Le Monde des Livres, 21 oct 2005 – Josyane Savigneau


DES DESTINÉES ÉTRANGES ET TRÈS PEU SENTIMENTALES

Si vous ouvrez « Les Amants imparfaits », le dernier roman de Pierrette Fleutiaux, prévoyez d’avoir quelques, heures devant vous, car vous ne pourrez pas interrompre la lecture de ces 300 pages. L’intérêt des écrivains pour le double, la gémellité, quand il ne relève pas de la convention, du procédé, est, comme ici, inquiétant et fascinant.

Il faut lire avec attention le subtil récit de Raphaël – celui qu’il veut écrire, sa  « première expérience d’écrivain » . L’a-t-il vraiment vécu ? Il tente de comprendre – et de faire comprendre – ce qui l’a conduit, à 20, ans, avec les jumeaux Léo et Camille, 17 ans devant un juge d’instruction, puis dans une salle d’audience.

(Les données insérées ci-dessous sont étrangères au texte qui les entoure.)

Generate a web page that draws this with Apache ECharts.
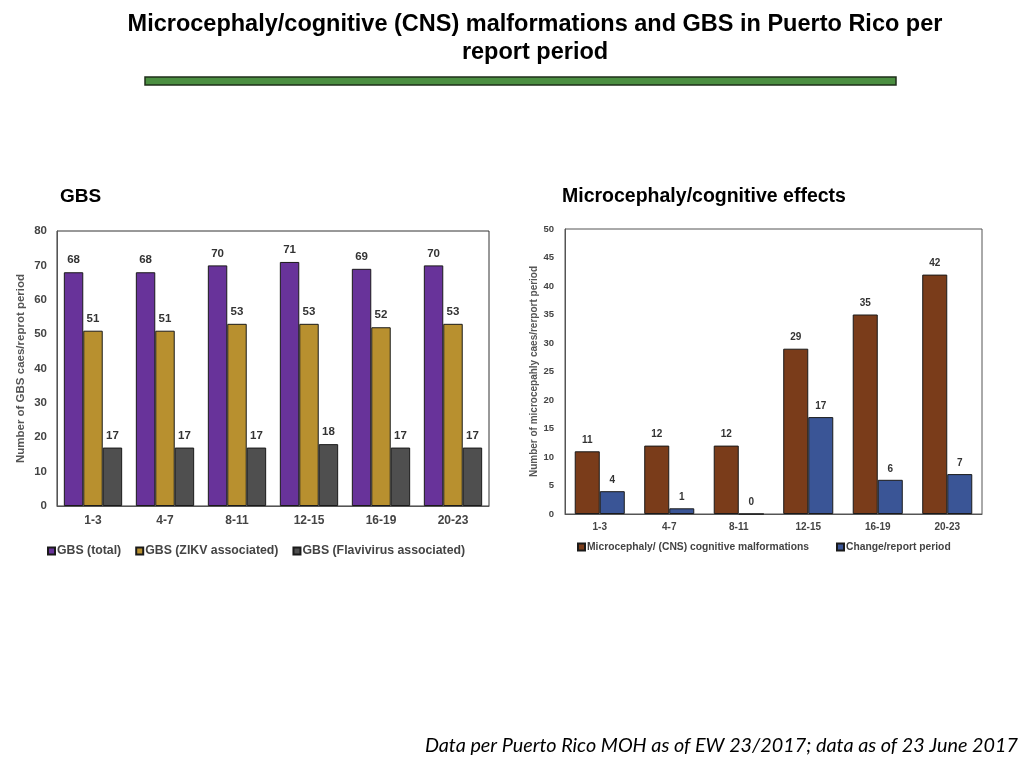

Un meurtre ? Sans doute ? Mais pourquoi et comment ?

Tout commence dans une petite ville de la province française. Raphaël, 9 ans, vit avec sa mère veuve, employée de mairie. Léo et Camille, 6 ans, viennent passer un an chez les voisins, leurs grands-parents. Leur père a grandi dans cette petite ville, puis il a réussi, comme on dit a fait un beau mariage, travaille dans un grand groupe pharmaceutique, ce qui le conduit à déménager sans cesse, dans le monde entier. Trop déstabilisant pour ses jumeaux, qu’il envoie chez ses parents.

Apparition étrange, un matin à l’école. Deux êtres semblables et, immédiatement, là question qui contient en elle tout le drame :  « Mais qui est le garçon et qui est la fille ? »  Comment prennent-ils le pouvoir sur leur aîné, Raphaël ? Comment charment-ils – au sens le plus fort du mot – en toute innocence, eux, dont Raphaël dit un, jour que la culture était  « leur habitat naturel ? » Comment ces trois enfants, puis jeunes gens, deviennent-ils ce dangereux trio, mortel pour les autres comme pour eux mêmes ?

C’est tout l’enjeu de ce beau roman qui ne donne pas de réponse moralisante.

Josyane Savigneau, Le Monde des Livres ( 21 oct 2005).